Sis and I hunkered down in the dirt.  These were bush beans that we couldn't comfortably pick standing up so we  put our large baskets to our side and started picking on hands and knees. Pick, toss and drag, pick, toss and drag, down the endless rows. 

Sis was in the row next to me so we kind of raced as we have always been competitive. She was a bit ahead of me when I saw it. The picker behind her that was supposed to be picking on the right while Sis picked to the left, was helping herself to Sis's beans. She was grabbing them by the handful to put in her own basket. Before I could let her know, I looked back at my own basket and saw a hand that wasn't mine in my basket grabbing my beans.

I was just getting ready to smack the hand in my basket and alert Sis when a giant being straddling the row casting a huge shadow.   It was Belle and she grabbed up the fellow behind me and the girl behind Sis by their shirts, one in each hand. 

Belle had noticed their poaching of the newbie baskets and stopped it quickly by jerking them to their feet. They had to empty their baskets into ours and were sent to back to the truck to sit out the day. Now if only the criminal justice system worked so well. Belle was awesome.

The sun made the sweat and dirt run into our eyes as we picked and dragged. Our backs hurt, the sun burned our flesh, hands were sore and our knees were taking a beating.  Up and down the rows, pick and drag then getting our baskets tallied.
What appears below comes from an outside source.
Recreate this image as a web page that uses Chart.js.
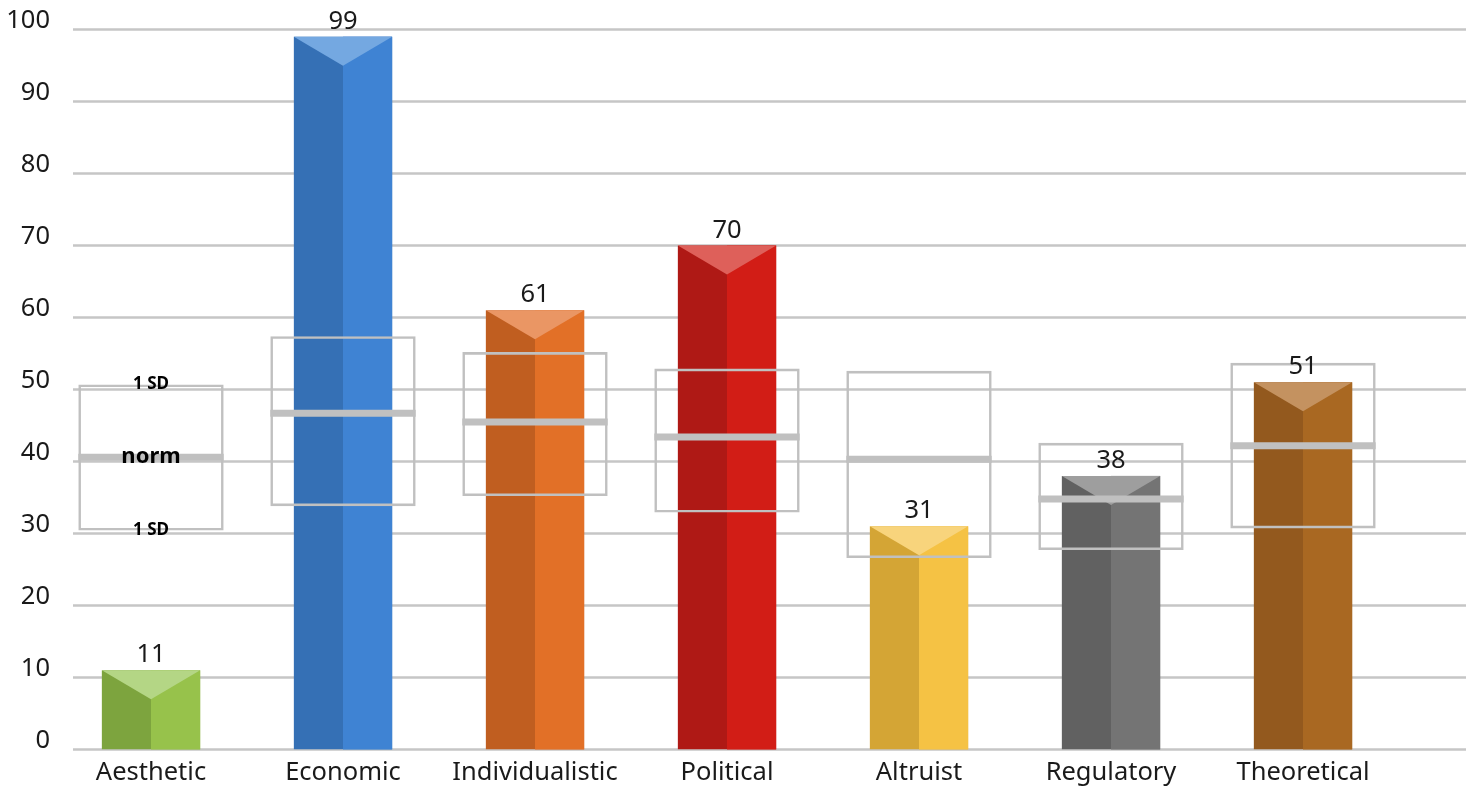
<!DOCTYPE html>
<html lang="en">
<head>
<meta charset="UTF-8" />
<title>Value scores</title>
<script src="https://cdn.jsdelivr.net/npm/chart.js"></script>
<style>
  html, body { margin: 0; padding: 0; background: #fff; }
  #wrap { width: 1472px; height: 787px; }
</style>
</head>
<body>
<div id="wrap"><canvas id="chart"></canvas></div>
<script>
// values
const categories = ["Aesthetic", "Economic", "Individualistic", "Political", "Altruist", "Regulatory", "Theoretical"];
const scores = [11, 99, 61, 70, 31, 38, 51];
const normValues = [40.6, 46.7, 45.5, 43.4, 40.3, 34.8, 42.2];
const sdLow = [30.4, 33.8, 35.2, 32.9, 26.6, 27.7, 30.7];
const sdHigh = [50.7, 57.4, 55.2, 52.9, 52.6, 42.6, 53.7];
const yMin = 0, yMax = 100, yStep = 10;

// left face / right face / top cap
const darkColors = ["#7DA43E", "#3570B5", "#C05E20", "#AF1915", "#D4A535", "#616161", "#93591E"];
const lightColors = ["#97C24B", "#3F83D3", "#E27027", "#D21D16", "#F5C244", "#747474", "#A96822"];
const capColors = ["#B4D685", "#74A8E1", "#EA9664", "#DE605A", "#F8D47C", "#9E9E9E", "#C49260"];

const CAP = 29;
const GRID = "#C6C6C6";
const BOXLINE = "#C0C0C0";
const FONT = "'Noto Sans', sans-serif";

Chart.defaults.font.family = FONT;
Chart.defaults.font.size = 25.5;
Chart.defaults.color = "#1a1a1a";

const decor = {
  id: "decor",
  beforeDatasetsDraw(chart) {
    const { ctx, chartArea, scales: { y } } = chart;
    ctx.save();
    ctx.strokeStyle = GRID;
    ctx.lineWidth = 2.4;
    y.ticks.forEach((t) => {
      const py = y.getPixelForValue(t.value);
      ctx.beginPath();
      ctx.moveTo(chartArea.left + 18, py);
      ctx.lineTo(chartArea.right + 67, py);
      ctx.stroke();
    });
    ctx.restore();
  },
  afterDatasetDraw(chart, args) {
    if (args.index !== 1) return;
    const ctx = chart.ctx;
    ctx.save();
    args.meta.data.forEach((bar, i) => {
      const { x, y, base, width } = bar.getProps(["x", "y", "base", "width"], true);
      const l = x - width / 2, r = x + width / 2;
      ctx.fillStyle = lightColors[i];
      ctx.fillRect(x, y, r - x, base - y);
      ctx.beginPath();
      ctx.moveTo(l, y);
      ctx.lineTo(r, y);
      ctx.lineTo(x, y + CAP);
      ctx.closePath();
      ctx.fillStyle = capColors[i];
      ctx.fill();
    });
    ctx.restore();
  },
  afterDatasetsDraw(chart) {
    const { ctx, scales: { y } } = chart;
    const boxes = chart.getDatasetMeta(0).data;
    const bars = chart.getDatasetMeta(1).data;
    ctx.save();
    // norm lines
    ctx.strokeStyle = BOXLINE;
    ctx.lineWidth = 7;
    boxes.forEach((b, i) => {
      const { x, width } = b.getProps(["x", "width"], true);
      const py = y.getPixelForValue(normValues[i]);
      ctx.beginPath();
      ctx.moveTo(x - width / 2, py);
      ctx.lineTo(x + width / 2, py);
      ctx.stroke();
    });
    // labels on the first box
    const x0 = boxes[0].x;
    ctx.fillStyle = "#000";
    ctx.textAlign = "center";
    ctx.textBaseline = "middle";
    ctx.font = "bold 17px " + FONT;
    ctx.fillText("1 SD", x0, y.getPixelForValue(sdHigh[0]));
    ctx.fillText("1 SD", x0, y.getPixelForValue(sdLow[0]));
    ctx.font = "bold 22px " + FONT;
    ctx.fillText("norm", x0, y.getPixelForValue(normValues[0]));
    // value labels
    ctx.font = "25.5px " + FONT;
    ctx.fillStyle = "#1a1a1a";
    ctx.textBaseline = "alphabetic";
    bars.forEach((b, i) => {
      const { x, y: top } = b.getProps(["x", "y"], true);
      ctx.fillText(String(scores[i]), x, top - 8);
    });
    ctx.restore();
  }
};

new Chart(document.getElementById("chart"), {
  type: "bar",
  data: {
    labels: categories,
    datasets: [
      {
        label: "norm ± 1 SD",
        data: sdLow.map((lo, i) => [lo, sdHigh[i]]),
        backgroundColor: "rgba(0,0,0,0)",
        borderColor: BOXLINE,
        borderWidth: 2.6,
        borderSkipped: false,
        categoryPercentage: 1,
        barPercentage: 0.757,
        grouped: false
      },
      {
        label: "score",
        data: scores,
        backgroundColor: darkColors,
        borderWidth: 0,
        categoryPercentage: 1,
        barPercentage: 0.512,
        grouped: false
      }
    ]
  },
  options: {
    responsive: true,
    maintainAspectRatio: false,
    animation: false,
    layout: { padding: { top: 29.5, right: 73, left: 0, bottom: 0 } },
    plugins: { legend: { display: false }, tooltip: { enabled: false } },
    scales: {
      x: {
        grid: { display: false, drawTicks: false },
        border: { display: false },
        ticks: { padding: 8, color: "#1a1a1a" },
        afterFit: (s) => { s.height = 37.5; }
      },
      y: {
        min: yMin,
        max: yMax,
        grid: { display: false, drawTicks: false },
        border: { display: false },
        ticks: { stepSize: yStep, padding: 5, labelOffset: -9, color: "#1a1a1a" },
        afterFit: (s) => { s.width = 55; }
      }
    }
  },
  plugins: [decor]
});
</script>
</body>
</html>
Migrant worker was scratched off my list of possible occupations that very day. The interesting thing was at the end of the day, there was no ethnic diversity, we were all similar brown, dusty beings.

I made a grand total of a dollar and a quarter that day. Of course that was five weeks worth of allowances but somehow, it didn't seem like much. The lesson learned, worth more than the money, was that no matter how hard a job I faced in the ensuing 50 years, I always had bean picking to make me realize, things could be a lot worse.  Did you have a job that sets the bar low for you?

Those who make a living today picking produce have my respect.  Don't let the Donald send you home.